500 characters left

Why SourceID is Important in DR

I recently had a student from one of our online training sessions email me a few days after class, asking why I recommend always using the SourceID column as part of every TSQL join. They sent two queries to demonstrate why they felt they shouldn’t use SourceID.

The first query joins only the PatientID (part of the primary key for both tables):

blog sourceid 1

The second query is identical, except adds the SourceID (also part of the primary key) to the join:

blog sourceid 2 

I can hear them now, triumphant: see, it’s faster without the SourceID! Hold on a moment, I say, let me explain. But first: what exactly is the SourceID?

The SourceID

When you look at the data stored in every SourceID column, in every Data Repository table, it’s only 3 letters, most often, MEDITECH’s mnemonic for your organization. For most people, this value will always be the same, in every row of every table, so it’s logical to question why you would need to specify it in a SQL join.
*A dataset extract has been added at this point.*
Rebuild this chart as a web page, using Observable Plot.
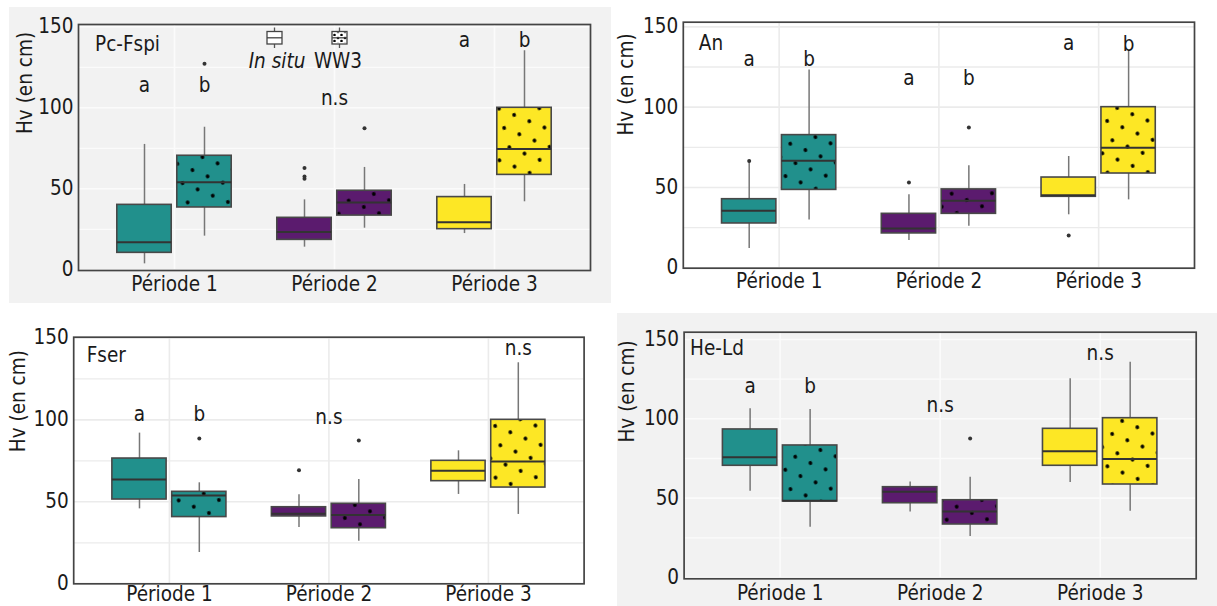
<!DOCTYPE html>
<html>
<head>
<meta charset="utf-8">
<script src="https://cdn.jsdelivr.net/npm/d3@7"></script>
<script src="https://cdn.jsdelivr.net/npm/@observablehq/plot@0.6"></script>
<style>
  html, body { margin: 0; padding: 0; background: #ffffff; }
  body { width: 1217px; height: 606px; position: relative; overflow: hidden; font-family: "DejaVu Sans", sans-serif; }
  #legend { position: absolute; left: 0; top: 0; }
</style>
</head>
<body>
<svg width="0" height="0" style="position:absolute">
  <defs>
    <pattern id="dots" patternUnits="userSpaceOnUse" width="26" height="20" patternTransform="rotate(-15)">
      <circle cx="5" cy="5" r="1.9" fill="#000"></circle>
      <circle cx="18" cy="15" r="1.9" fill="#000"></circle>
    </pattern>
    <pattern id="dotsSmall" patternUnits="userSpaceOnUse" width="7" height="6">
      <circle cx="2" cy="2" r="1.3" fill="#000"></circle>
      <circle cx="5.5" cy="5" r="1.3" fill="#000"></circle>
    </pattern>
  </defs>
</svg>
<div id="root"></div>
<script>
// ---------- data ----------
const periods = ["Période 1", "Période 2", "Période 3"];
const groups = ["In situ", "WW3"];
const periodColors = ["#21908c", "#5b1b6e", "#fde725"];
const yTicks = [0, 50, 100, 150];
const yMinorTicks = [25, 75, 125];
const yLabel = "Hv (en cm)";

// box summaries: [period, group, lower whisker, Q1, median, Q3, upper whisker]
const pcFspiBoxes = [
  ["Période 1", "In situ", 3.7, 10.5, 17.1, 40.1, 77.4],
  ["Période 1", "WW3", 20.8, 38.5, 54.1, 70.4, 88],
  ["Période 2", "In situ", 14, 18.5, 23.3, 32.1, 43.2],
  ["Période 2", "WW3", 25.7, 33.5, 41.6, 48.8, 63.2],
  ["Période 3", "In situ", 22.4, 25.1, 29.4, 44.9, 52.7],
  ["Période 3", "WW3", 42, 58.6, 74.5, 100, 135.2]
];
const pcFspiOutliers = [
  ["Période 1", "WW3", 127.2],
  ["Période 2", "In situ", 62.8],
  ["Période 2", "In situ", 57.6],
  ["Période 2", "In situ", 56.2],
  ["Période 2", "WW3", 87.4]
];
const pcFspiLetters = [
  ["a", "Période 1", "In situ", 113.7],
  ["b", "Période 1", "WW3", 113.7],
  ["n.s", "Période 2", null, 105.5],
  ["a", "Période 3", "In situ", 141.5],
  ["b", "Période 3", "WW3", 141.5]
];

const anBoxes = [
  ["Période 1", "In situ", 12, 27.6, 35.5, 42.7, 65.5],
  ["Période 1", "WW3", 29.7, 48.5, 66.6, 82.6, 123.2],
  ["Période 2", "In situ", 17, 21.4, 24.5, 33.6, 45.4],
  ["Période 2", "WW3", 25.9, 33.6, 41.7, 48.8, 63.5],
  ["Période 3", "In situ", 33, 44.2, 45.2, 56.2, 69.3],
  ["Période 3", "WW3", 42.3, 58.7, 74.7, 100, 135.3]
];
const anOutliers = [
  ["Période 1", "In situ", 66.5],
  ["Période 2", "In situ", 53.1],
  ["Période 2", "WW3", 87.3],
  ["Période 3", "In situ", 20.1]
];
const anLetters = [
  ["a", "Période 1", "In situ", 130],
  ["b", "Période 1", "WW3", 130],
  ["a", "Période 2", "In situ", 118.2],
  ["b", "Période 2", "WW3", 118.2],
  ["a", "Période 3", "In situ", 139.4],
  ["b", "Période 3", "WW3", 139]
];

const fserBoxes = [
  ["Période 1", "In situ", 45.7, 51.4, 63.6, 76.4, 91.9],
  ["Période 1", "WW3", 19.1, 40.7, 53.9, 56.1, 61.6],
  ["Période 2", "In situ", 34.3, 41.1, 42.7, 46.7, 54.3],
  ["Période 2", "WW3", 26, 33.9, 41.9, 48.8, 63.6],
  ["Période 3", "In situ", 54.5, 62.6, 68.9, 75, 81.1],
  ["Période 3", "WW3", 42.3, 58.7, 74.6, 100, 134.8]
];
const fserOutliers = [
  ["Période 1", "WW3", 88.6],
  ["Période 2", "In situ", 69.3],
  ["Période 2", "WW3", 87.4]
];
const fserLetters = [
  ["a", "Période 1", "In situ", 103.2],
  ["b", "Période 1", "WW3", 103.2],
  ["n.s", "Période 2", null, 101.2],
  ["n.s", "Période 3", "WW3", 143.3]
];

const heLdBoxes = [
  ["Période 1", "In situ", 54.4, 70.4, 75.8, 93.3, 106.3],
  ["Période 1", "WW3", 31.7, 47.9, 48.3, 83.2, 105.9],
  ["Période 2", "In situ", 41.2, 46.8, 54, 56.9, 60.1],
  ["Période 2", "WW3", 25.8, 33.4, 41.6, 48.7, 63.2],
  ["Période 3", "In situ", 59.9, 70.4, 79.6, 93.7, 125.2],
  ["Période 3", "WW3", 41.8, 58.6, 74.6, 100.4, 135.7]
];
const heLdOutliers = [
  ["Période 2", "WW3", 87.6]
];
const heLdLetters = [
  ["a", "Période 1", "In situ", 120.2],
  ["b", "Période 1", "WW3", 120.2],
  ["n.s", "Période 2", null, 108.4],
  ["n.s", "Période 3", null, 141]
];

const panelTitles = ["Pc-Fspi", "An", "Fser", "He-Ld"];
const titleHeights = [139.4, 139.4, 139.4, 144.1];

// ---------- layout ----------
const DODGE = 0.1875, BOXW = 0.34;
const FONT = "'DejaVu Sans', sans-serif";
const FS = 20.5;
const layouts = [
  {boxes: pcFspiBoxes, outs: pcFspiOutliers, letters: pcFspiLetters, left: 9, top: 7, w: 602, h: 296,
   mL: 69, mR: 21, mT: 17, mB: 33, dom: [-0.4, 151.4], bg: "#f2f2f2", grid: "#fbfbfb",
   labDx: -52.7, labDy: -13.5, titleDx: 16.5, xPad: 5.6},
  {boxes: anBoxes, outs: anOutliers, letters: anLetters, left: 612, top: 0, w: 605, h: 305,
   mL: 70.8, mR: 23, mT: 21.7, mB: 37.3, dom: [-0.25, 152.9], bg: "#ffffff", grid: "#ebebeb",
   labDx: -57.3, labDy: -9.7, titleDx: 15.5, xPad: 4.8},
  {boxes: fserBoxes, outs: fserOutliers, letters: fserLetters, left: 0, top: 305, w: 610, h: 301,
   mL: 73.2, mR: 26.4, mT: 31.7, mB: 22.7, dom: [0, 150.4], bg: "#ffffff", grid: "#ebebeb",
   labDx: -55.7, labDy: -8.3, titleDx: 13, xPad: 3},
  {boxes: heLdBoxes, outs: heLdOutliers, letters: heLdLetters, left: 617, top: 313, w: 600, h: 293,
   mL: 66.6, mR: 21.3, mT: 18.7, mB: 27.7, dom: [-0.84, 154.6], bg: "#f2f2f2", grid: "#fbfbfb",
   labDx: -56.2, labDy: -13, titleDx: 6, xPad: 6.5}
];

const offset = g => g === "In situ" ? -DODGE : g === "WW3" ? DODGE : 0;
const xOf = (p, g) => periods.indexOf(p) + 1 + offset(g);

// narrow the glyphs (the source used a condensed face) without touching positions
function condense(node, k) {
  node.querySelectorAll("text").forEach(t => {
    const w = t.getComputedTextLength();
    if (w > 0) {
      t.setAttribute("textLength", (w * k).toFixed(2));
      t.setAttribute("lengthAdjust", "spacingAndGlyphs");
    }
  });
}

const root = document.getElementById("root");
const svgs = [];
layouts.forEach((L, i) => {
  const rows = L.boxes.map(([p, g, lo, q1, med, q3, hi]) => ({p, g, lo, q1, med, q3, hi, x: xOf(p, g)}));
  const outs = L.outs.map(([p, g, v]) => ({x: xOf(p, g), v}));
  const letters = L.letters.map(([t, p, g, v]) => ({t, x: xOf(p, g), v}));
  const x1 = d => d.x - BOXW / 2, x2 = d => d.x + BOXW / 2;
  const svg = Plot.plot({
    width: L.w, height: L.h,
    marginLeft: L.mL, marginRight: L.mR, marginTop: L.mT, marginBottom: L.mB,
    x: {domain: [0.4, 3.6]},
    y: {domain: L.dom},
    color: {type: "ordinal", domain: periods, range: periodColors},
    style: {background: L.bg, color: "#1a1a1a", fontFamily: FONT, overflow: "visible"},
    marks: [
      Plot.gridY(yMinorTicks, {stroke: L.grid, strokeOpacity: 1, strokeWidth: 1.3}),
      Plot.gridY(yTicks, {stroke: L.grid, strokeOpacity: 1, strokeWidth: 1.6}),
      Plot.gridX([1, 2, 3], {stroke: L.grid, strokeOpacity: 1, strokeWidth: 1.6}),
      Plot.ruleX(rows, {x: "x", y1: "lo", y2: "q1", stroke: "#777777", strokeWidth: 1.5}),
      Plot.ruleX(rows, {x: "x", y1: "q3", y2: "hi", stroke: "#777777", strokeWidth: 1.5}),
      Plot.rect(rows, {x1, x2, y1: "q1", y2: "q3", fill: "p"}),
      Plot.rect(rows.filter(d => d.g === "WW3"), {x1, x2, y1: "q1", y2: "q3", fill: "url(#dots)"}),
      Plot.rect(rows, {x1, x2, y1: "q1", y2: "q3", fill: "none", stroke: "#484848", strokeWidth: 1.6}),
      Plot.ruleY(rows, {y: "med", x1, x2, stroke: "#333333", strokeWidth: 2}),
      Plot.dot(outs, {x: "x", y: "v", r: 2, fill: "#333333", stroke: "none"}),
      Plot.text(letters, {x: "x", y: "v", text: "t", fontSize: FS, fill: "#1a1a1a"}),
      Plot.text([panelTitles[i]], {frameAnchor: "left", y: () => titleHeights[i], textAnchor: "start",
        dx: L.titleDx, fontSize: FS, fill: "#1a1a1a"}),
      Plot.text([yLabel], {frameAnchor: "left", rotate: -90, dx: L.labDx, dy: L.labDy, fontSize: FS, fill: "#1a1a1a"}),
      Plot.axisY(yTicks, {tickSize: 0, tickPadding: 5, fontSize: FS, label: null}),
      Plot.axisX([1, 2, 3], {tickFormat: v => periods[v - 1], tickSize: 0, tickPadding: L.xPad, fontSize: FS, label: null}),
      Plot.frame({stroke: "#444444", strokeWidth: 1.7})
    ]
  });
  svg.style.position = "absolute";
  svg.style.left = L.left + "px";
  svg.style.top = L.top + "px";
  root.appendChild(svg);
  svgs.push(svg);
});

// ---------- legend (panel 1) ----------
const legend = d3.select("body").append("svg").attr("id", "legend")
  .attr("width", 1217).attr("height", 80).style("font-family", FONT);
const glyphX = [267, 332];
const labelX = [277, 338];
groups.forEach((g, k) => {
  const gx = glyphX[k], gw = 15, cx = gx + gw / 2;
  const gg = legend.append("g");
  gg.append("line").attr("x1", cx).attr("x2", cx).attr("y1", 27.5).attr("y2", 48).attr("stroke", "#555").attr("stroke-width", 1.3);
  gg.append("rect").attr("x", gx).attr("y", 31.5).attr("width", gw).attr("height", 12.5)
    .attr("fill", "#ffffff").attr("stroke", "#444").attr("stroke-width", 1.3);
  if (g === "WW3") gg.append("rect").attr("x", gx + 1).attr("y", 32.5).attr("width", gw - 2).attr("height", 10.5).attr("fill", "url(#dotsSmall)");
  gg.append("line").attr("x1", gx).attr("x2", gx + gw).attr("y1", 37.8).attr("y2", 37.8).attr("stroke", "#444").attr("stroke-width", 1.3);
  gg.append("text").attr("x", labelX[k]).attr("y", 68).attr("text-anchor", "middle")
    .attr("font-size", FS).attr("fill", "#1a1a1a").attr("font-style", k === 0 ? "italic" : "normal").text(g);
});

svgs.forEach(s => condense(s, 0.9));
condense(legend.node(), 0.9);
</script>
</body>
</html>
MEDITECH uses the SourceID to accommodate organizations whose hospitals may roll up to a corporate parent, or other scenarios where the need to distinguish data from different HCIS’ are stored in a single Data Repository. In other words, there are occasions, that don’t apply to every hospital, where the data values could be different within a single DR. (For a more detailed discussion, see the MT KB article on SourceID.)

Now that we know why it’s there, I can give you the short and long version of why you should use SourceID in your joins. First, the short version: because I said so. OK, what I really mean is that using it is the standard and accepted way to do it by every vendor and “professional” developer for Data Repository. And for good reason. Which leads me to the longer answer, so read on for details.

 The long version

The example from my student is not a realistic workload. The measured time of each query is similar because the query is simply returning all rows from both tables, with no criteria whatsoever. In effect, that query tells SQL Server to read all rows from both tables and scan the clustered index to do so. You don’t see that, but that’s what happens under the hood. There’s a feature in SSMS you can use to see the query execution plan and it will show you how the data are being queried, sorted, and presented (the red arrows are mine):

blog sourceid 3

This plan doesn’t change with or without SourceID in the join since it still has to read all rows from both tables by doing a clustered index scan – so there is no performance gain by using the SourceID. A clustered index scan, by the way, is not terribly efficient, as it scans the whole index to find the rows of interest, in this case, every single row.

However, if we use a realistic example, by adding a JOIN to RegAcct_Main (odds are if I’m looking for patients and visits in HIM, I’m going to want some data from REG, like account number) we can see how the query behavior differs by joining (or not) with the SourceID.

First, my updated query, which is very typical for any patient visit-based report (the name, account number, and medical record number):

blog sourceid 4

Note that I’ve added a third column to the join to HimRec_MedicalRecordNumbers, which includes the prefix – part of the primary key. By doing so, I’m including each of the 3 key columns in the join. I’ve also added a criterion (registration status) from RegAcct_Main to illustrate the likelihood of needing data from this table (it could be Status, date-based, etc.).

When I include the SourceID in every join, it results in this query plan:

blog sourceid 5

Note that the data from the two HIM tables are now being retrieved with a “Clustered Index Seek,” which is a much more efficient operation. As the little symbol suggests, the rows that meet the criteria are the only ones being read from those tables, not all of them via the index scan operation. My test data table won’t show a total execution time difference (it only has a few thousand records), but if you run this against live data, you will likely see a noticeable difference.

Finally, if I run my modified query without joining on SourceID, look what happens:

blog sourceid 6

 

Scans across the board, which are less efficient and will take longer to execute.

If you’ve read this far…thanks for hanging in there. The moral of the story for you and your team is…yes please, join on the SourceID!